For Wang, it was a nightmarish memory -- eight of her Chinese colleagues and MINUSTAH chief Hedi Annabi were buried under the flattened building after a magnitude-7.3 earthquake hit Haiti on Tuesday.
Four days later, their bodies were discovered.
"I was in a car. I felt two small shakes and first thought they were caused by my Uruguayan colleague sitting behind me. Then the jolts turned violent," said Wang.
"Such movements lasted for 20 seconds. We were enveloped in clouds of dust -- everyone was screaming and vehicles turned and toppled in the parking lot," she said.

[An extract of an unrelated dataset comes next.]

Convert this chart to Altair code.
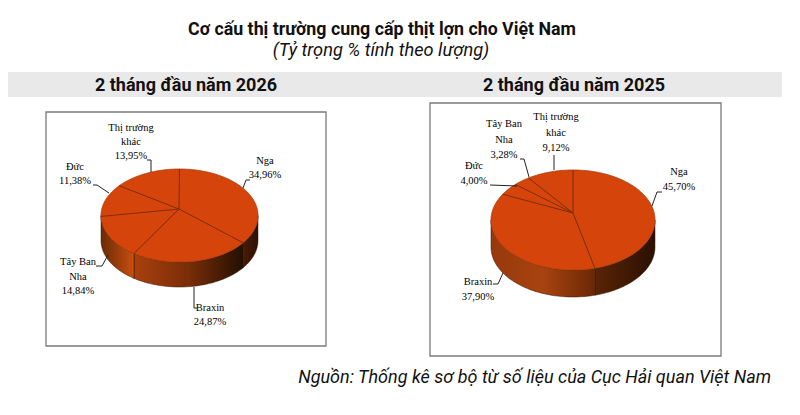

Wang started to look for tools immediately to go back to save anyone alive in the MINUSTAH headquarters, when a local young man showed up asking for help at a collapsed building near the parking lot, where many UN workers lived.
It was a four-story building, and all of the upper constructions had caved in on the first floor. Wang and one of her Canadian colleagues saved five people trapped in the building.
Wang pulled two people, who were hurt in the leg and abdomen, out of the first floor when she heard "help!" from above. "I heard a lot of yells, men and women," she said.
She found two ladders and climbed to where the yells came. "The way out was totally blocked by wardrobes and debris," Wang said.
With very simple tools, Wang and her colleague worked for more than an hour. They had to hold the flashlight and keep balance on the ladder while digging through the rubble after the night fell.
"We had two aftershocks in the process, and the building could have collapsed at any time," Wang said.
They broke a small opening on the debris, and a thin girl climbed out of it before two others, a man and a woman, emerged alive.
"I had no time thinking about whether or not I could have died there helping others. Time is limited for saving lives after an earthquake," she said.
China had 142 peace-keeping police officers in Haiti before the quake. Four of the Chinese mission and the other four were sent by the Chinese authorities on a temporary mission were killed in the quake.
Their bodies arrived in the Chinese capital of Beijing on Tuesday morning on a chartered flight.
So far, there have been no exact figures about casualties from the earthquake, but Haitian officials estimated that the final death toll could reach between 100,000 and 200,000.